“cercate ogni giorno il volto dei santi e traete conforto dai loro discorsi”
[Didaché IV, 2; CN ed., Roma 1978, pag. 32].
di Rino Cammilleri
Questo pagano, nato in una regione posta tra i celebri fiumi Tigri ed Eufrate, aveva ricevuto una raffinata educazione di stampo ellenistico. Ma era troppo intelligente e curioso per sentirsene soddisfatto. Si mise a osservare i cristiani e si accorse che i loro costumi erano nettamente superiori a quelli dei pagani. Ricordavano molto le antiche virtù stoiche che avevano fatto grande Roma e la sua civiltà.

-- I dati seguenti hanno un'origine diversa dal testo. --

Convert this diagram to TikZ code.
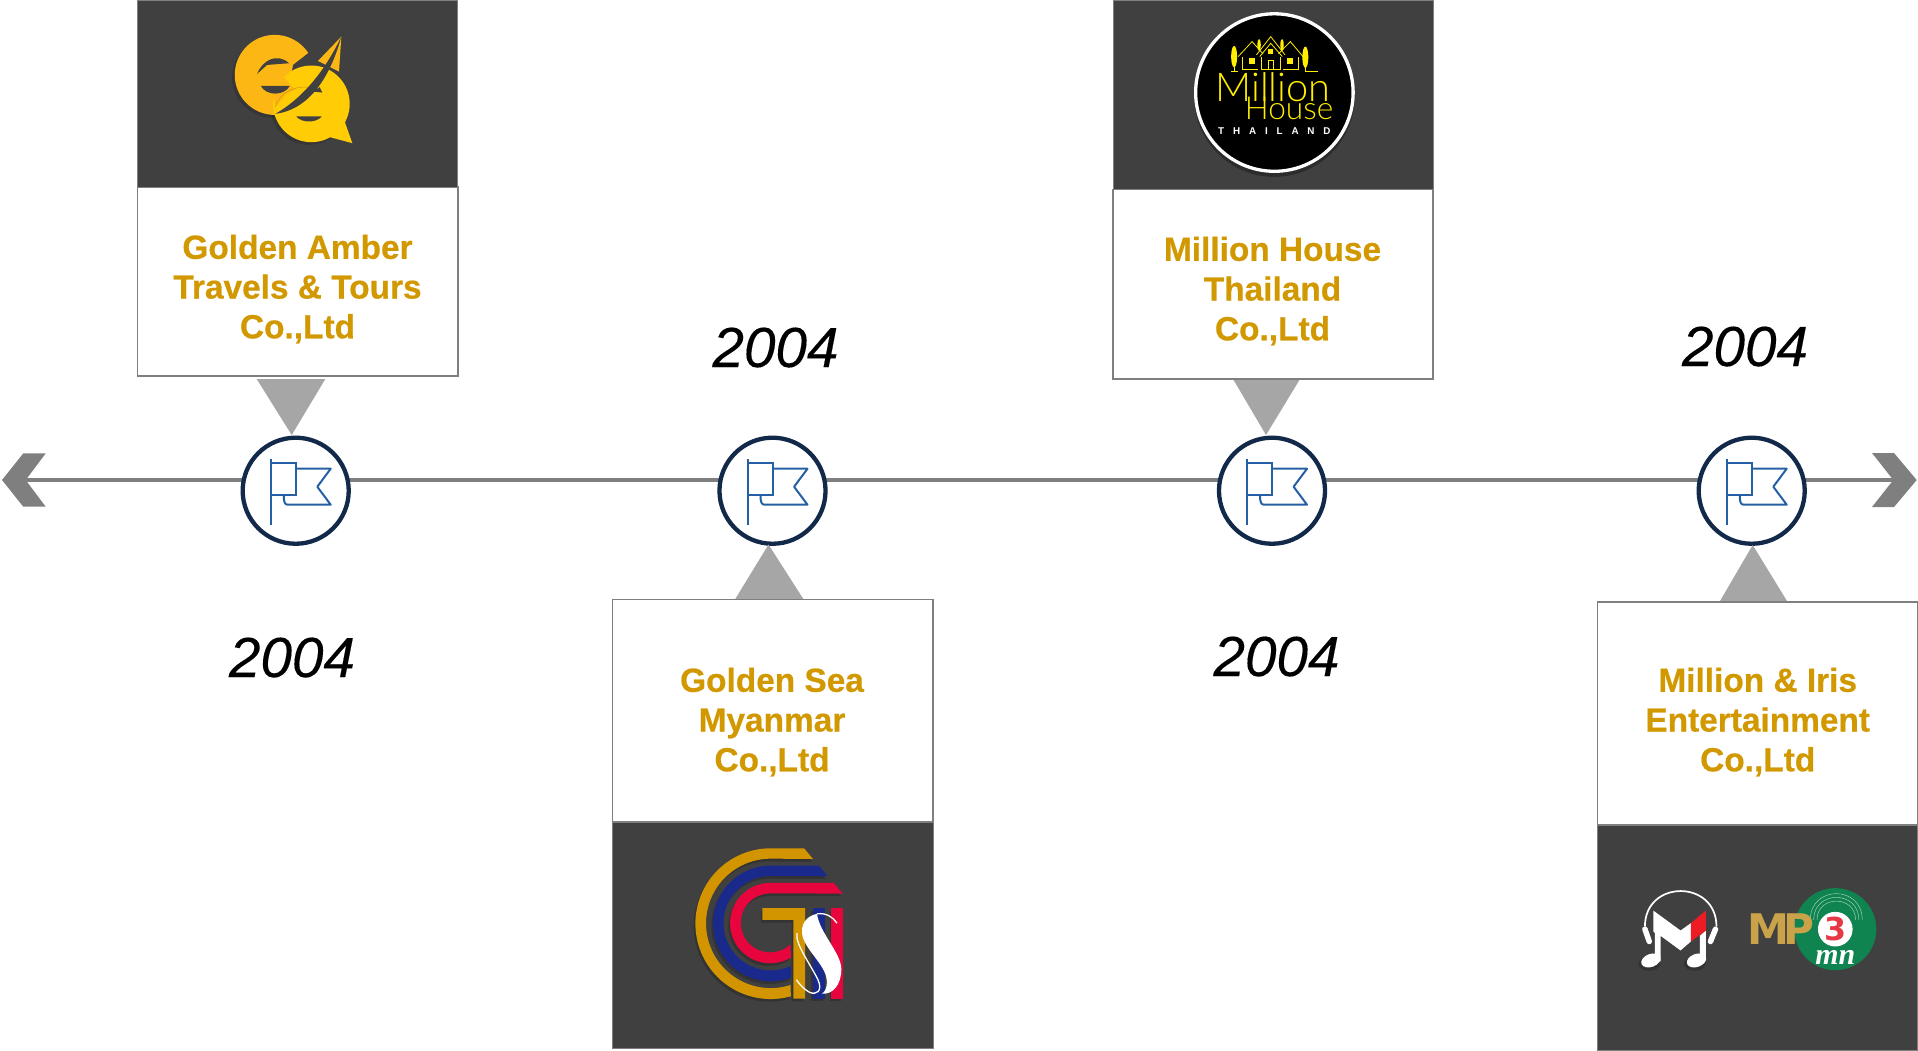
\documentclass[tikz,border=0pt]{standalone}
\usepackage{fontspec}
\setmainfont{Liberation Sans}
\setsansfont{Liberation Sans}
\newfontfamily\serifmn{Liberation Serif}
\newfontfamily\titlefont[BoldFeatures={FakeBold=0.5}]{Liberation Sans}
\newfontfamily\yearfont[ItalicFeatures={FakeBold=0.2}]{Liberation Sans}
\newfontfamily\mpfont{DejaVu Sans}
\newfontfamily\mhthin{Lato Light}
\usepackage{xcolor}
\usepackage{tikz}
\usetikzlibrary{positioning}
\definecolor{panelgrey}{HTML}{404040}
\definecolor{edgegrey}{HTML}{7F7F7F}
\definecolor{pointgrey}{HTML}{A6A6A6}
\definecolor{titlegold}{HTML}{D29800}
\definecolor{stopnavy}{HTML}{12294A}
\definecolor{flagblue}{HTML}{2660A4}
\definecolor{gqamber}{HTML}{FDB714}
\definecolor{gqyellow}{HTML}{FFCC05}
\definecolor{gtsgold}{HTML}{D29500}
\definecolor{gtsblue}{HTML}{1A2A8C}
\definecolor{gtsred}{HTML}{E8043C}
\definecolor{mhyellow}{HTML}{FFEE00}
\definecolor{mpgold}{HTML}{C9A24A}
\definecolor{mpgreen}{HTML}{0F8451}
\definecolor{mpred}{HTML}{E63946}
\definecolor{mred}{HTML}{ED1C24}

% three bars of the GTS mark
\newcommand{\gtsbars}[3]{
    \fill[#1] (583,115) -- (483,115) arc[start angle=90, end angle=285.4, radius=0.7533cm] -- (543,525.5) arc[start angle=288, end angle=90, radius=0.6467cm] -- (610,147) -- cycle;
    \fill[#2] (627,167) -- (483.5,167) arc[start angle=90, end angle=290.2, radius=0.5783cm] -- (543,468.6) arc[start angle=295.1, end angle=90, radius=0.4717cm] -- (654,199) -- cycle;
    \fill[#3] (672,219) -- (481.5,219) arc[start angle=90, end angle=300.7, radius=0.4017cm] -- (543,403) arc[start angle=314, end angle=90, radius=0.295cm] -- (699,251) -- cycle;
    \fill[#1] (458,295) -- (586,295) -- (586,567) -- (551,567) -- (551,330) -- (458,330) -- cycle;
    \fill[#2] (610,295) rectangle (645,567);
    \fill[#3] (665,295) rectangle (700,567);
}

\tikzset{
    flagicon/.pic={
        \draw[flagblue, line width=0.02cm] (-25,-31.4) -- (-25,34.3);
        \draw[flagblue, line width=0.02cm] (-25,-27.4) -- (0,-27.4) -- (0,4.6) -- (-25,4.6);
        \draw[flagblue, line width=0.02cm, line join=round] (0,-22) -- (35,-22) -- (21.6,-4) -- (35,14) -- (-8,14) .. controls (-11,14) and (-12,11) .. (-12,4.6);
    }
}

\begin{document}
\begin{tikzpicture}[
    x=0.01cm, y=-0.01cm,
    font=\sffamily,
    infobox/.style={rectangle, draw=edgegrey, fill=white, line width=0.017cm, minimum width=3.2cm, inner sep=0pt, outer sep=0pt},
    panel/.style={rectangle, draw=edgegrey, fill=panelgrey, line width=0.006cm, minimum width=3.2cm, inner sep=0pt, outer sep=0pt},
    boxtitle/.style={align=center, text=titlegold, inner sep=0pt, font=\titlefont\bfseries\fontsize{9.5}{11.3}\selectfont},
    yearlabel/.style={inner sep=0pt, font=\yearfont\itshape\fontsize{16.1}{18}\selectfont},
    stopmark/.style={circle, draw=stopnavy, fill=white, line width=0.043cm, minimum size=1.06cm, inner sep=0pt},
    pointer/.style={fill=pointgrey},
    chevron/.style={fill=edgegrey},
    timeaxis/.style={draw=edgegrey, line width=0.04cm},
    zoomed/.style={x=0.003333cm, y=-0.003333cm}
]
    \useasboundingbox (0,0) rectangle (1918,1050);

    % Axis with its two chevrons
    \coordinate (axisleft) at (26,480);
    \coordinate (axisright) at (1893,480);
    \draw[timeaxis] (axisleft) -- (axisright);
    \fill[chevron] (2,480) -- (23.3,453.3) -- (45.7,453.3) -- (25.7,480) -- (45.7,506.7) -- (23.3,506.7) -- cycle;
    \fill[chevron] (1916.7,480) -- (1894,453) -- (1872,453) -- (1893.3,480) -- (1872,507) -- (1894,507) -- cycle;

    % Stops on the axis
    \node[stopmark] (stopa) at (295.7,490.7) {};
    \node[stopmark] (stopb) at (772.5,490.7) {};
    \node[stopmark] (stopc) at (1272,490.7) {};
    \node[stopmark] (stopd) at (1751.7,490.7) {};
    \pic at (stopa) {flagicon};
    \pic at (stopb) {flagicon};
    \pic at (stopc) {flagicon};
    \pic at (stopd) {flagicon};

    % Pointers
    \fill[pointer] (256.7,379) -- (325.3,379) -- (291.7,435) -- cycle;
    \fill[pointer] (735,599.4) -- (803.6,599.4) -- (768.5,544.5) -- cycle;
    \fill[pointer] (1233,379) -- (1300,379) -- (1266,435) -- cycle;
    \fill[pointer] (1720,601) -- (1787,601) -- (1752.7,545) -- cycle;

    % Boxes and their dark panels
    \node[infobox, minimum height=1.884cm] (boxa) at (297.7,281.5) {};
    \node[panel, minimum height=1.873cm, above=0cm of boxa] (panela) {};
    \node[infobox, minimum height=2.226cm] (boxb) at (772.7,710.7) {};
    \node[panel, minimum height=2.26cm, below=0cm of boxb] (panelb) {};
    \node[infobox, minimum height=1.894cm] (boxc) at (1273.2,284.3) {};
    \node[panel, minimum height=1.896cm, above=0cm of boxc] (panelc) {};
    \node[infobox, minimum height=2.232cm] (boxd) at (1757.6,713.4) {};
    \node[panel, minimum height=2.25cm, below=0cm of boxd] (paneld) {};

    % Company names
    \node[boxtitle] (titlea) at (297.5,289) {Golden Amber\\Travels \& Tours\\Co.,Ltd};
    \node[boxtitle] (titleb) at (772,722) {Golden Sea\\Myanmar\\Co.,Ltd};
    \node[boxtitle] (titlec) at (1272.5,291) {Million House\\Thailand\\Co.,Ltd};
    \node[boxtitle] (titled) at (1757.7,722) {Million \& Iris\\Entertainment\\Co.,Ltd};

    % Years
    \node[yearlabel] (yeara) at (292,657.5) {2004};
    \node[yearlabel] (yearb) at (775.5,347.5) {2004};
    \node[yearlabel] (yearc) at (1276.5,656.5) {2004};
    \node[yearlabel] (yeard) at (1745,346.5) {2004};

    % GQ mark
    \begin{scope}[shift={(130,0)}, zoomed]
        \fill[black, opacity=0.15] (427,233) circle[radius=0.4cm];
        \fill[black, opacity=0.15] (537,320) circle[radius=0.383cm];
        \fill[gqamber] (435,225) circle[radius=0.4cm];
        \fill[panelgrey] (535,160) -- (490,195) -- (480,250) -- (570,260) -- (580,150) -- cycle;
        \fill[gqamber] (635,110) -- (565,183) -- (628,215) -- cycle;
        \fill[gqyellow] (545,312) circle[radius=0.383cm];
        \fill[gqyellow] (645,365) -- (668,430) -- (600,412) -- cycle;
        \fill[gqamber] (455,225) -- (497,270) -- (470,282) -- (437,322) -- (425,250) -- cycle;
        \fill[panelgrey] (382,222) .. controls (395,185) and (440,155) .. (478,190) -- (412,195) -- cycle;
        \fill[panelgrey] (393,258) -- (480,258) .. controls (465,288) and (410,290) .. (393,258) -- cycle;
        \draw[gqamber!80!black, line width=0.004cm] (437,322) .. controls (445,280) and (510,240) .. (572,275);
        \fill[panelgrey] (635,110) .. controls (605,220) and (545,328) .. (437,342) .. controls (510,300) and (580,225) .. (635,110) -- cycle;
        \fill[panelgrey] (548,275) -- (578,278) -- (570,262) -- cycle;
        \fill[panelgrey] (500,350) -- (576,350) .. controls (560,370) and (515,370) .. (500,350) -- cycle;
    \end{scope}

    % Million House mark
    \begin{scope}[shift={(1100,0)}, zoomed]
        \fill[black, opacity=0.3] (524,290) circle[radius=0.803cm];
        \draw[white, fill=black, line width=0.033cm] (524,278) circle[radius=0.787cm];
        \begin{scope}[draw=mhyellow, line width=0.008cm]
            \draw (470,165) -- (513,110) -- (556,165);
            \draw (480,170) -- (513,130) -- (548,170);
            \draw (484,172) -- (484,208) -- (542,208) -- (542,172);
            \draw (415,170) -- (457,125) -- (490,162);
            \draw (428,172) -- (428,208) -- (475,208);
            \draw (536,162) -- (572,125) -- (610,170);
            \draw (597,172) -- (597,208) -- (550,208);
            \draw (403,195) -- (403,213);
            \draw (393,213) -- (415,213);
            \draw (617,195) -- (617,213) -- (655,213);
            \draw (505,208) -- (505,180) -- (521,180) -- (521,208);
        \end{scope}
        \fill[mhyellow] (403,170) ellipse[x radius=0.03cm, y radius=0.107cm];
        \fill[mhyellow] (617,172) ellipse[x radius=0.03cm, y radius=0.107cm];
        \fill[mhyellow] (478,135) ellipse[x radius=0.017cm, y radius=0.06cm];
        \fill[mhyellow] (547,135) ellipse[x radius=0.017cm, y radius=0.06cm];
        \fill[mhyellow] (447,175) rectangle (465,192);
        \fill[mhyellow] (563,175) rectangle (581,192);
        \fill[mhyellow] (505,148) rectangle (521,162);
        \node[text=mhyellow, inner sep=0pt, font=\mhthin\fontsize{11.3}{12}\selectfont] (mhmillion) at (520,262) {Million};
        \node[text=mhyellow, inner sep=0pt, font=\mhthin\fontsize{9}{10}\selectfont] (mhhouse) at (568,325) {House};
        \node[text=white, inner sep=0pt, font=\bfseries\addfontfeature{LetterSpace=90}\fontsize{2.8}{3}\selectfont] (mhland) at (524,395) {THAILAND};
    \end{scope}

    % GTS mark
    \begin{scope}[shift={(610,810)}, zoomed]
        \begin{scope}[shift={(-5,8)}, opacity=0.2]
            \gtsbars{black}{black}{black}
        \end{scope}
        \gtsbars{gtsgold}{gtsblue}{gtsred}
        \fill[white] (622,312) .. controls (590,318) and (568,345) .. (580,385) .. controls (597,430) and (650,470) .. (652,515) .. controls (652,535) and (645,548) .. (636,552) .. controls (670,555) and (695,525) .. (695,478) .. controls (695,430) and (630,370) .. (622,312) -- cycle;
        \draw[white, line width=0.013cm] (622,312) .. controls (650,308) and (670,322) .. (682,340);
        \draw[white, line width=0.013cm] (562,370) .. controls (555,400) and (600,460) .. (625,510) .. controls (640,545) and (620,556) .. (600,548) .. controls (585,540) and (570,525) .. (560,510);
    \end{scope}

    % Music and MP3 marks
    \begin{scope}[shift={(1590,810)}, zoomed]
        \fill[black, opacity=0.2] (178,462) ellipse[x radius=0.11cm, y radius=0.07cm];
        \fill[black, opacity=0.2] (315,462) ellipse[x radius=0.11cm, y radius=0.07cm];
        \draw[white, line width=0.017cm] (165,350) .. controls (165,208) and (380,208) .. (380,350);
        \draw[white, line width=0.055cm, line cap=round] (165,358) -- (178,395);
        \draw[white, line width=0.055cm, line cap=round] (377,358) -- (362,395);
        \fill[white] (190,302) -- (272,362) -- (303,340) -- (303,395) -- (272,422) -- (212,378) -- (212,455) -- (195,455) -- (195,370) -- (190,365) -- cycle;
        \fill[white] (330,378) -- (348,362) -- (348,450) -- (330,450) -- cycle;
        \fill[mred] (303,340) -- (348,302) -- (348,362) -- (303,395) -- cycle;
        \fill[white, shift={(183,452)}, rotate=20] (0,0) ellipse[x radius=0.1cm, y radius=0.065cm];
        \fill[white, shift={(320,452)}, rotate=20] (0,0) ellipse[x radius=0.1cm, y radius=0.065cm];

        \fill[mpgreen] (737,358) circle[radius=0.41cm];
        \draw[white, opacity=0.7, line width=0.004cm] (662,330) .. controls (662,225) and (818,225) .. (818,330);
        \draw[white, opacity=0.7, line width=0.004cm] (672,330) .. controls (672,240) and (808,240) .. (808,330);
        \draw[white, opacity=0.7, line width=0.004cm] (682,330) .. controls (682,255) and (798,255) .. (798,330);
        \fill[white] (737,358) circle[radius=0.173cm];
        \node[anchor=base west, text=mpgold, inner sep=0pt, font=\mpfont\bfseries\fontsize{12}{13}\selectfont] (mptext) at (470,405) {M\kern-1.5pt P};
        \node[text=mpred, inner sep=0pt, font=\mpfont\bfseries\fontsize{9}{10}\selectfont] (mpthree) at (737,358) {3};
        \node[text=white, inner sep=0pt, font=\serifmn\bfseries\itshape\fontsize{8.5}{9}\selectfont] (mpmn) at (737,443) {mn};
    \end{scope}
\end{tikzpicture}
\end{document}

In più, mostravano una carica di umanità e compassione inaudita. Il tutto vissuto in gioia e serenità. Ma non era, il loro, il distacco elitario dei filosofi; mi si trattava di un atteggiamento di pochi. Teofilo si mise a studiare la loro Scritture e ne fu convinto.
Battezzato ed entrato negli ordini sacri, fu eletto vescovo di Antiochia nel 169. Antiochia era la città in cui s. Pietro aveva avuto la sua prima cattedra episcopale e Teoffio ne resse le sorti al tempo di Marco Aurelio, giungendo forse fino ai primi anni di Commodo. Si servì della sua sterminata cultura per scrivere parecchie opere, molte delle quali furono dedicate al confronto con quella cultura pagana da cui egli stesso proveniva.
Alcune frasi, tratte dal suoi scritti, rivelano una profondità filosofica di tutto rispetto. «Ma se tu mi dici “mostrami il tuo Dio”, io ti dirò: «Mostrami il tuo uomo, e io ti mostrerò il mio Dio». Ancora: «Tutti hanno i loro bravi occhi, ma qualcuno li ha velati, incapaci di vedere la luce del sole. Il fatto però che i ciechi non vedono non dimostra per niente che la luce del sole non appaia». Sono argomenti, purtroppo, ancora validi, come se duemila anni fossero passati invano.